▶ WHAT YOU NEED TO DO: Output the material exactly, but drop every image it holds.

▶ SUPPLIED RECORDS:
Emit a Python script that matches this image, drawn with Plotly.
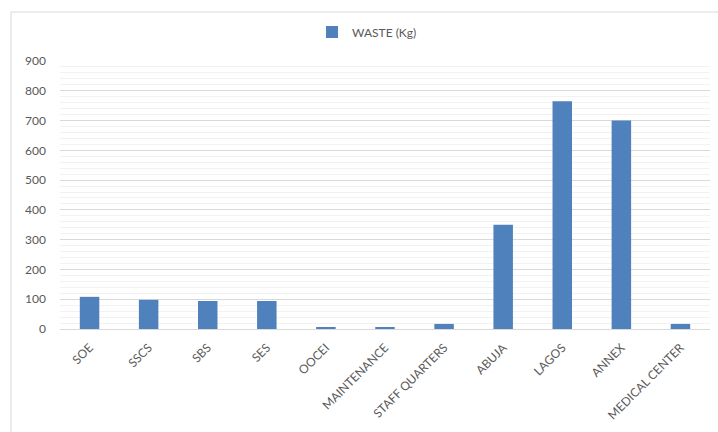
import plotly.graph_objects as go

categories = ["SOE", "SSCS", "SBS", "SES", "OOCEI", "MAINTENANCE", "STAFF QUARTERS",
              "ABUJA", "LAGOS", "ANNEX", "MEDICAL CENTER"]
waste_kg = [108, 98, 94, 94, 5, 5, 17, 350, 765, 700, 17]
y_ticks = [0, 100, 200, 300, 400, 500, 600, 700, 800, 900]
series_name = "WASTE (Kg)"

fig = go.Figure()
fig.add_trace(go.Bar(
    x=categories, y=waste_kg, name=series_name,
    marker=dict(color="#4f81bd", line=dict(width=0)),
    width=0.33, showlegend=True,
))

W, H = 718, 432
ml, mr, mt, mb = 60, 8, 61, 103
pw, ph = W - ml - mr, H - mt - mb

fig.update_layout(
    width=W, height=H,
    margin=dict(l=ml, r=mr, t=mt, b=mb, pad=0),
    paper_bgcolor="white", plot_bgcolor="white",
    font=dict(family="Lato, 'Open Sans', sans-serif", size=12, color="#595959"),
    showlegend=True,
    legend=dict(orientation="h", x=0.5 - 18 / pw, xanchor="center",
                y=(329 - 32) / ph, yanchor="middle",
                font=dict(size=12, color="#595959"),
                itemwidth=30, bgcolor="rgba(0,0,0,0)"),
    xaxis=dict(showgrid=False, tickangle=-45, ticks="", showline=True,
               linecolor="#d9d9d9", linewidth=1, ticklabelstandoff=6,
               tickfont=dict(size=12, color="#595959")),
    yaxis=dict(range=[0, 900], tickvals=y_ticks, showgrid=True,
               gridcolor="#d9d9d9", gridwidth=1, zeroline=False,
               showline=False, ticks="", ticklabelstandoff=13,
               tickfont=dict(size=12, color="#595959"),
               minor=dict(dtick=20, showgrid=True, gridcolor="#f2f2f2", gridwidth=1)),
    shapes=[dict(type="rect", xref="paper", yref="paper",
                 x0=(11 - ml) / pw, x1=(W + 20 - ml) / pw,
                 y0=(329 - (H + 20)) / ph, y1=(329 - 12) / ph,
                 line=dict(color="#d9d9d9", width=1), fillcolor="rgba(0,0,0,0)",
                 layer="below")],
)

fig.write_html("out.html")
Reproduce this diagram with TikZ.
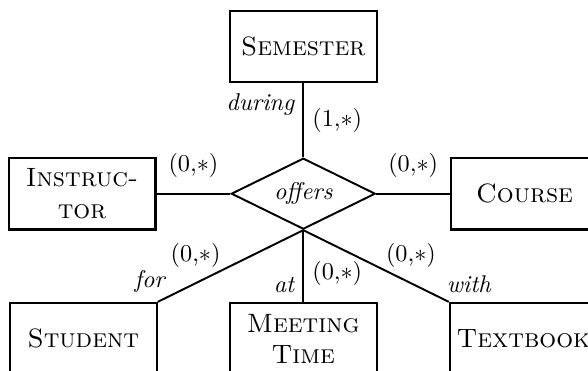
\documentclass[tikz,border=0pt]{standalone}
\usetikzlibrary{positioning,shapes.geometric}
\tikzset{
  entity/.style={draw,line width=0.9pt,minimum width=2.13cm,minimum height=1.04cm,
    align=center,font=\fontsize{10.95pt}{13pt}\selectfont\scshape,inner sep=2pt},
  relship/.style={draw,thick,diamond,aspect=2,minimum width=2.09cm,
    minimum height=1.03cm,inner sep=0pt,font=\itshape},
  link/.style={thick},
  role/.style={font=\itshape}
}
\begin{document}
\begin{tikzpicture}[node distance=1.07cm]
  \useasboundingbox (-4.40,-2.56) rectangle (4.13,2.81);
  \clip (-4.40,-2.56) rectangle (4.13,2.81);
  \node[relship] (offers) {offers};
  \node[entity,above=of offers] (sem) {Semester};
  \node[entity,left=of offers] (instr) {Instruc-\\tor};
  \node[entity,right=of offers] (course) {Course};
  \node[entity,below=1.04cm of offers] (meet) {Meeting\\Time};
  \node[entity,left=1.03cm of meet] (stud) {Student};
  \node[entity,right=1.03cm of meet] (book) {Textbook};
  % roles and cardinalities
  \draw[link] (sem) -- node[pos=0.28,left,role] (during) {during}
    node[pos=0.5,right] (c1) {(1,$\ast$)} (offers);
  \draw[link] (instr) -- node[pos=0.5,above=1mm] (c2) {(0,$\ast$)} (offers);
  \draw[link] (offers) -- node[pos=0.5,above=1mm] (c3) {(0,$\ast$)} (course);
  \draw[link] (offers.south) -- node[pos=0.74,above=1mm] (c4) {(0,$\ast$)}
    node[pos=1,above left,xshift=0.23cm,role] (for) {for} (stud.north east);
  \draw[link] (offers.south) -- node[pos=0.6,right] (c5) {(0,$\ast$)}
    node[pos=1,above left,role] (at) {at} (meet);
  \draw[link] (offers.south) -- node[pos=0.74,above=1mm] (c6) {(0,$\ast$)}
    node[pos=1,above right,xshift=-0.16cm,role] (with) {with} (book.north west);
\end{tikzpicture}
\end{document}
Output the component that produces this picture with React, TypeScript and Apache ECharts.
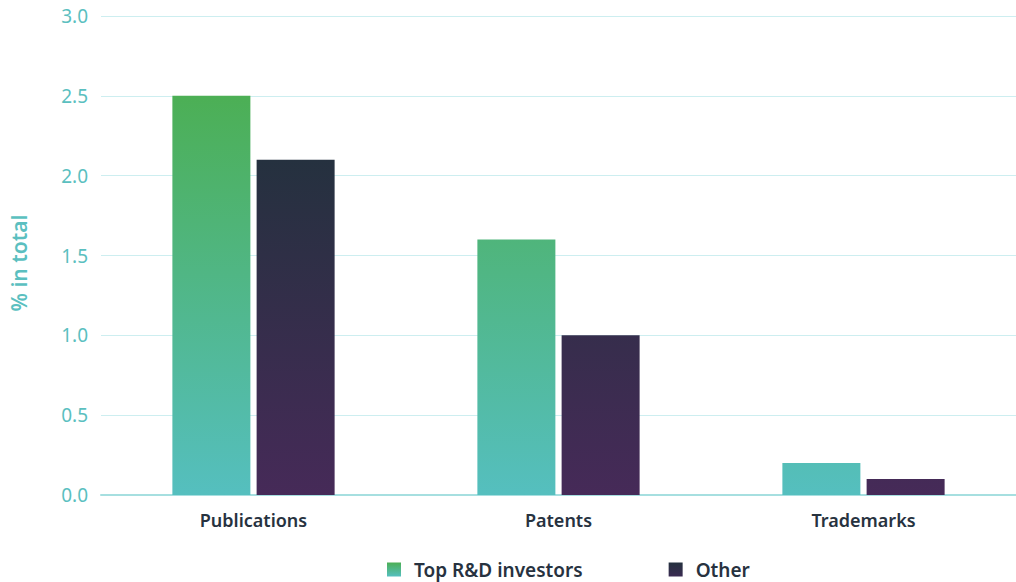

▶ SOLVED PROBLEM:
Emit a Python script that matches this image, drawn with Plotly.
import plotly.graph_objects as go

categories = ["SOE", "SSCS", "SBS", "SES", "OOCEI", "MAINTENANCE", "STAFF QUARTERS",
              "ABUJA", "LAGOS", "ANNEX", "MEDICAL CENTER"]
waste_kg = [108, 98, 94, 94, 5, 5, 17, 350, 765, 700, 17]
y_ticks = [0, 100, 200, 300, 400, 500, 600, 700, 800, 900]
series_name = "WASTE (Kg)"

fig = go.Figure()
fig.add_trace(go.Bar(
    x=categories, y=waste_kg, name=series_name,
    marker=dict(color="#4f81bd", line=dict(width=0)),
    width=0.33, showlegend=True,
))

W, H = 718, 432
ml, mr, mt, mb = 60, 8, 61, 103
pw, ph = W - ml - mr, H - mt - mb

fig.update_layout(
    width=W, height=H,
    margin=dict(l=ml, r=mr, t=mt, b=mb, pad=0),
    paper_bgcolor="white", plot_bgcolor="white",
    font=dict(family="Lato, 'Open Sans', sans-serif", size=12, color="#595959"),
    showlegend=True,
    legend=dict(orientation="h", x=0.5 - 18 / pw, xanchor="center",
                y=(329 - 32) / ph, yanchor="middle",
                font=dict(size=12, color="#595959"),
                itemwidth=30, bgcolor="rgba(0,0,0,0)"),
    xaxis=dict(showgrid=False, tickangle=-45, ticks="", showline=True,
               linecolor="#d9d9d9", linewidth=1, ticklabelstandoff=6,
               tickfont=dict(size=12, color="#595959")),
    yaxis=dict(range=[0, 900], tickvals=y_ticks, showgrid=True,
               gridcolor="#d9d9d9", gridwidth=1, zeroline=False,
               showline=False, ticks="", ticklabelstandoff=13,
               tickfont=dict(size=12, color="#595959"),
               minor=dict(dtick=20, showgrid=True, gridcolor="#f2f2f2", gridwidth=1)),
    shapes=[dict(type="rect", xref="paper", yref="paper",
                 x0=(11 - ml) / pw, x1=(W + 20 - ml) / pw,
                 y0=(329 - (H + 20)) / ph, y1=(329 - 12) / ph,
                 line=dict(color="#d9d9d9", width=1), fillcolor="rgba(0,0,0,0)",
                 layer="below")],
)

fig.write_html("out.html")
Reproduce this diagram with TikZ.
\documentclass[tikz,border=0pt]{standalone}
\usetikzlibrary{positioning,shapes.geometric}
\tikzset{
  entity/.style={draw,line width=0.9pt,minimum width=2.13cm,minimum height=1.04cm,
    align=center,font=\fontsize{10.95pt}{13pt}\selectfont\scshape,inner sep=2pt},
  relship/.style={draw,thick,diamond,aspect=2,minimum width=2.09cm,
    minimum height=1.03cm,inner sep=0pt,font=\itshape},
  link/.style={thick},
  role/.style={font=\itshape}
}
\begin{document}
\begin{tikzpicture}[node distance=1.07cm]
  \useasboundingbox (-4.40,-2.56) rectangle (4.13,2.81);
  \clip (-4.40,-2.56) rectangle (4.13,2.81);
  \node[relship] (offers) {offers};
  \node[entity,above=of offers] (sem) {Semester};
  \node[entity,left=of offers] (instr) {Instruc-\\tor};
  \node[entity,right=of offers] (course) {Course};
  \node[entity,below=1.04cm of offers] (meet) {Meeting\\Time};
  \node[entity,left=1.03cm of meet] (stud) {Student};
  \node[entity,right=1.03cm of meet] (book) {Textbook};
  % roles and cardinalities
  \draw[link] (sem) -- node[pos=0.28,left,role] (during) {during}
    node[pos=0.5,right] (c1) {(1,$\ast$)} (offers);
  \draw[link] (instr) -- node[pos=0.5,above=1mm] (c2) {(0,$\ast$)} (offers);
  \draw[link] (offers) -- node[pos=0.5,above=1mm] (c3) {(0,$\ast$)} (course);
  \draw[link] (offers.south) -- node[pos=0.74,above=1mm] (c4) {(0,$\ast$)}
    node[pos=1,above left,xshift=0.23cm,role] (for) {for} (stud.north east);
  \draw[link] (offers.south) -- node[pos=0.6,right] (c5) {(0,$\ast$)}
    node[pos=1,above left,role] (at) {at} (meet);
  \draw[link] (offers.south) -- node[pos=0.74,above=1mm] (c6) {(0,$\ast$)}
    node[pos=1,above right,xshift=-0.16cm,role] (with) {with} (book.north west);
\end{tikzpicture}
\end{document}
Output the component that produces this picture with React, TypeScript and Apache ECharts.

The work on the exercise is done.